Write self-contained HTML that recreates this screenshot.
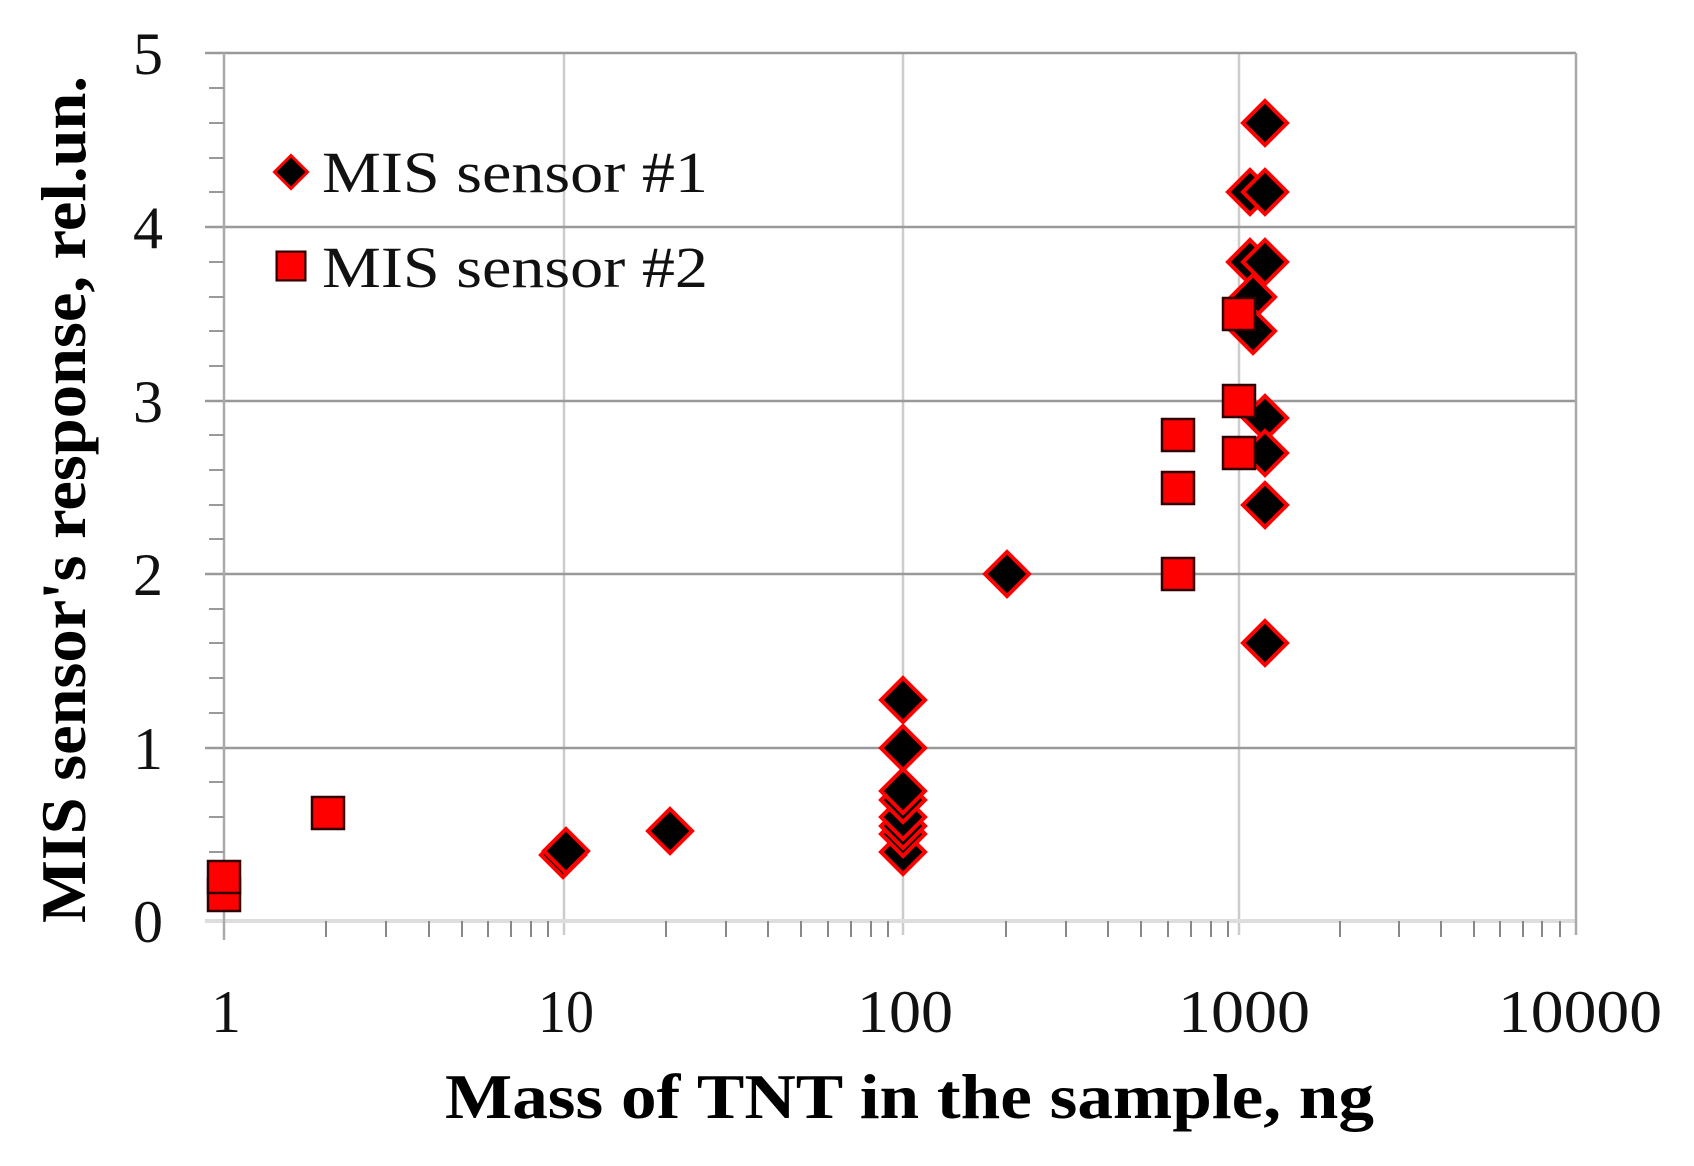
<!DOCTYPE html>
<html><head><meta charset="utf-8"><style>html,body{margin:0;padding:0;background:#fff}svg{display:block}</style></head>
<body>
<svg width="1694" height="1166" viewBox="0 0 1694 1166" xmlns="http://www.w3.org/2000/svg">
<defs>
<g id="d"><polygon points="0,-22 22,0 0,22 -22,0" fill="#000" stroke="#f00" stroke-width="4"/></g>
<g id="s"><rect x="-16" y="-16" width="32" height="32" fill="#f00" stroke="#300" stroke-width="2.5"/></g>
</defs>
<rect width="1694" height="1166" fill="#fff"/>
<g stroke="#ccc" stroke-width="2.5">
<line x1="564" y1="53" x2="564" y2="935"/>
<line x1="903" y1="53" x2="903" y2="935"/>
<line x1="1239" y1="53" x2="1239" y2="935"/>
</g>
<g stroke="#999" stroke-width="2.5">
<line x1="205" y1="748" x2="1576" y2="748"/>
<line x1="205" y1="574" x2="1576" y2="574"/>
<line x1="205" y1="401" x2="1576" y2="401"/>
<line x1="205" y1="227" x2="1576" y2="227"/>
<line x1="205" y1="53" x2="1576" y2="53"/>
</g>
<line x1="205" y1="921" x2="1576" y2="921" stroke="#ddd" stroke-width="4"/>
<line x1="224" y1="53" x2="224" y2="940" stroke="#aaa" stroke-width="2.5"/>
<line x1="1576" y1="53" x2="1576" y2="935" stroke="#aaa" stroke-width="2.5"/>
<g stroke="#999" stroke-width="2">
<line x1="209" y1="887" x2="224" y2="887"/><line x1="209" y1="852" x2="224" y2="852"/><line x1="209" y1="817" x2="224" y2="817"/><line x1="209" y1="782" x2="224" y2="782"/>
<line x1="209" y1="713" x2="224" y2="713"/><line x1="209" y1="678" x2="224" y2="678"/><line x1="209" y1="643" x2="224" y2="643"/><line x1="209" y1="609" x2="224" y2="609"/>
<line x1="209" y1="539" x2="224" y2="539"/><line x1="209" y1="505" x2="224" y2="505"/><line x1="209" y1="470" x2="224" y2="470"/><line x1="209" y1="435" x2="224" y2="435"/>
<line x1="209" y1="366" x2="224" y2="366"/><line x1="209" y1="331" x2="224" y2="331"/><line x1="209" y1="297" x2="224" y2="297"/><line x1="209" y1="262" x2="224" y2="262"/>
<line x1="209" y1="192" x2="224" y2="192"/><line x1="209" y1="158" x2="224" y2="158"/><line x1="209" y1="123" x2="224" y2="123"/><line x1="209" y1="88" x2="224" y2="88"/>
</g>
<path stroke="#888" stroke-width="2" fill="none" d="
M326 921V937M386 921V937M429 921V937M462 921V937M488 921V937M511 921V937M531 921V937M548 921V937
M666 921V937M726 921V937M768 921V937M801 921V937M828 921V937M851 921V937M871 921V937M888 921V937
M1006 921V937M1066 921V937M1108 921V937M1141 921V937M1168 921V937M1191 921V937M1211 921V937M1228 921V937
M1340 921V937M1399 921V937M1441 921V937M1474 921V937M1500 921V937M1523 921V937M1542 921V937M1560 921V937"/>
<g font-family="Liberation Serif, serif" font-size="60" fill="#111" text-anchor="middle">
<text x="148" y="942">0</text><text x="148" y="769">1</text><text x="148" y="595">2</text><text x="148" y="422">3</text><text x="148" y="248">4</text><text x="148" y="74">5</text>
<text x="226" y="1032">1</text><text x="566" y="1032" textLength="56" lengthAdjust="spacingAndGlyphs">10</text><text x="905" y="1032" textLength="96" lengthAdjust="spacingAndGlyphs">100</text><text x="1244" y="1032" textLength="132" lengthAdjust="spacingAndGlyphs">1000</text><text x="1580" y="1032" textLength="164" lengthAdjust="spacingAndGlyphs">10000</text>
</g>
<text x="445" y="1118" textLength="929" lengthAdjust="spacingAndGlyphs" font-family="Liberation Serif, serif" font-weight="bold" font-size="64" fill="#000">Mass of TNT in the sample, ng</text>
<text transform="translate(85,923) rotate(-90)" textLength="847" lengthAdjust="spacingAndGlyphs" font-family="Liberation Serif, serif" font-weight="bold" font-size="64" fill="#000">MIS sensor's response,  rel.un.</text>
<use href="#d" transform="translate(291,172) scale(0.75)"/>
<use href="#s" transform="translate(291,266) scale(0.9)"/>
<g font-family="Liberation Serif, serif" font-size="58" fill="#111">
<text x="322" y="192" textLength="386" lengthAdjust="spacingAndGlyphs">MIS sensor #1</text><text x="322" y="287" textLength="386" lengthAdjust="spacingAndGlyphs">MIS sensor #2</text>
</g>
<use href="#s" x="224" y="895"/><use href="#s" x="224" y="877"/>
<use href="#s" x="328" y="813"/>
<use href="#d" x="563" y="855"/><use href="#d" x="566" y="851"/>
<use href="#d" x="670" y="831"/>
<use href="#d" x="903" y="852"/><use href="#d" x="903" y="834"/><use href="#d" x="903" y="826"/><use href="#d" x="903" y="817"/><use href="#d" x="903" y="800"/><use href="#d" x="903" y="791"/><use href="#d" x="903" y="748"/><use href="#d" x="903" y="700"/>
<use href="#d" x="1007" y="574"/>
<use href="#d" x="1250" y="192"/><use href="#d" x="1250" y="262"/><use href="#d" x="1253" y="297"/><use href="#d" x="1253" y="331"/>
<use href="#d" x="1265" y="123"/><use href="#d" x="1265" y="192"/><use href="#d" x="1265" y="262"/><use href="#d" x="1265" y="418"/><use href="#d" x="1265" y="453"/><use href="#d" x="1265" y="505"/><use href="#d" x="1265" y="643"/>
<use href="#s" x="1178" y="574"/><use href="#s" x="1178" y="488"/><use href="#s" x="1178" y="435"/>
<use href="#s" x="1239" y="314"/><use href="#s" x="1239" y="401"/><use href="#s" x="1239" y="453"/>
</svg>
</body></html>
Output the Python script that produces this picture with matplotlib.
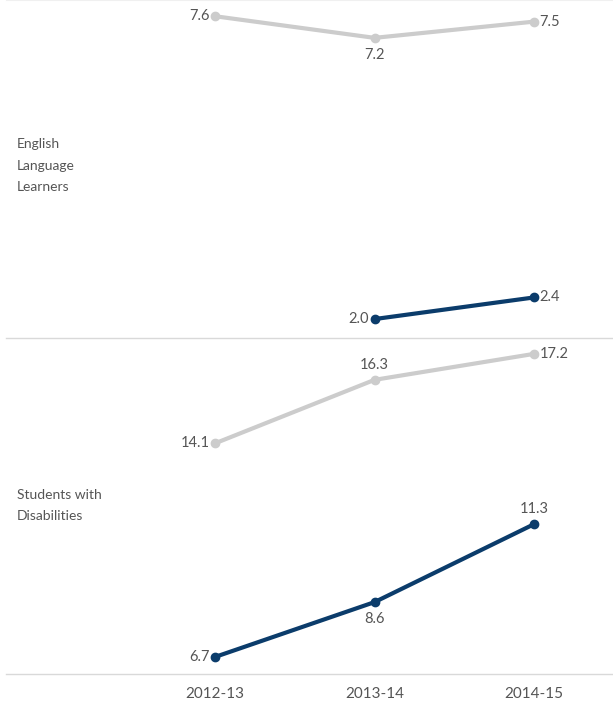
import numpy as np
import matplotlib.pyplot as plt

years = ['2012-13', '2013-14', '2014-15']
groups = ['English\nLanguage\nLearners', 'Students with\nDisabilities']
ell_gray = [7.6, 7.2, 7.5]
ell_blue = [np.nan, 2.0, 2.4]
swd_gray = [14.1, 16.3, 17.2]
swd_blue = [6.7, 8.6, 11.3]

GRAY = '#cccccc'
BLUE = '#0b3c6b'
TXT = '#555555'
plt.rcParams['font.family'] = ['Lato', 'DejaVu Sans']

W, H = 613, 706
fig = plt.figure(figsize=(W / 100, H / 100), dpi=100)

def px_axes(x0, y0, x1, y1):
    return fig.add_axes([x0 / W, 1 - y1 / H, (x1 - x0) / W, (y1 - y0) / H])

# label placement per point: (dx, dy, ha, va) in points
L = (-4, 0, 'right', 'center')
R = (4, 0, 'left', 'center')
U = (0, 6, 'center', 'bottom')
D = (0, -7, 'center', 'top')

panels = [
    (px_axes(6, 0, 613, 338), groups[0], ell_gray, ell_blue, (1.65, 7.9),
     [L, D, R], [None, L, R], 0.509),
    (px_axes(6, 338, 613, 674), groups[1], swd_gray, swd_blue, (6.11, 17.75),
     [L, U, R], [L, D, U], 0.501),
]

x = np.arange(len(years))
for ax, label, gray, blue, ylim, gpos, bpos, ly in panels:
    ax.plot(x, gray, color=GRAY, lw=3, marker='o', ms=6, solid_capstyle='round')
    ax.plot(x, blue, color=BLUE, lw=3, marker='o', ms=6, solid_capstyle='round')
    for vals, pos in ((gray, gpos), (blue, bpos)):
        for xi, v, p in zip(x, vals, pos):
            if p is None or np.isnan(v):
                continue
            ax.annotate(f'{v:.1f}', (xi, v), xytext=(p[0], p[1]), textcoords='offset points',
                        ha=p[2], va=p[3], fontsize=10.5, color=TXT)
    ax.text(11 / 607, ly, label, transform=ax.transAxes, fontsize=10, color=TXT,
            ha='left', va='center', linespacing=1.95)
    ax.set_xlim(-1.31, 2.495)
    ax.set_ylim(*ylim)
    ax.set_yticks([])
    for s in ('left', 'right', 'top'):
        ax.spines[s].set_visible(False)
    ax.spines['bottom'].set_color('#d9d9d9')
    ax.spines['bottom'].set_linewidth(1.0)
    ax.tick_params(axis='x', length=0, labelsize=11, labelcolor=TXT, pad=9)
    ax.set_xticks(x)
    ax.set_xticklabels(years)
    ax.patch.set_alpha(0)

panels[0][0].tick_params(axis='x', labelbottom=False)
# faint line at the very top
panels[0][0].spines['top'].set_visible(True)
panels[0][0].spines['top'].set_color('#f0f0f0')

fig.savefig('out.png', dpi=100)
+ + +
STATED GOAL
Your task is to transcribe exactly the lines starting at the line that contains "Output the Python" and ending at the line that contains "return fig.add_axes([x0 /", both included. Leave out the pictures.

REPLY
Output the Python script that produces this picture with matplotlib.
import numpy as np
import matplotlib.pyplot as plt

years = ['2012-13', '2013-14', '2014-15']
groups = ['English\nLanguage\nLearners', 'Students with\nDisabilities']
ell_gray = [7.6, 7.2, 7.5]
ell_blue = [np.nan, 2.0, 2.4]
swd_gray = [14.1, 16.3, 17.2]
swd_blue = [6.7, 8.6, 11.3]

GRAY = '#cccccc'
BLUE = '#0b3c6b'
TXT = '#555555'
plt.rcParams['font.family'] = ['Lato', 'DejaVu Sans']

W, H = 613, 706
fig = plt.figure(figsize=(W / 100, H / 100), dpi=100)

def px_axes(x0, y0, x1, y1):
    return fig.add_axes([x0 / W, 1 - y1 / H, (x1 - x0) / W, (y1 - y0) / H])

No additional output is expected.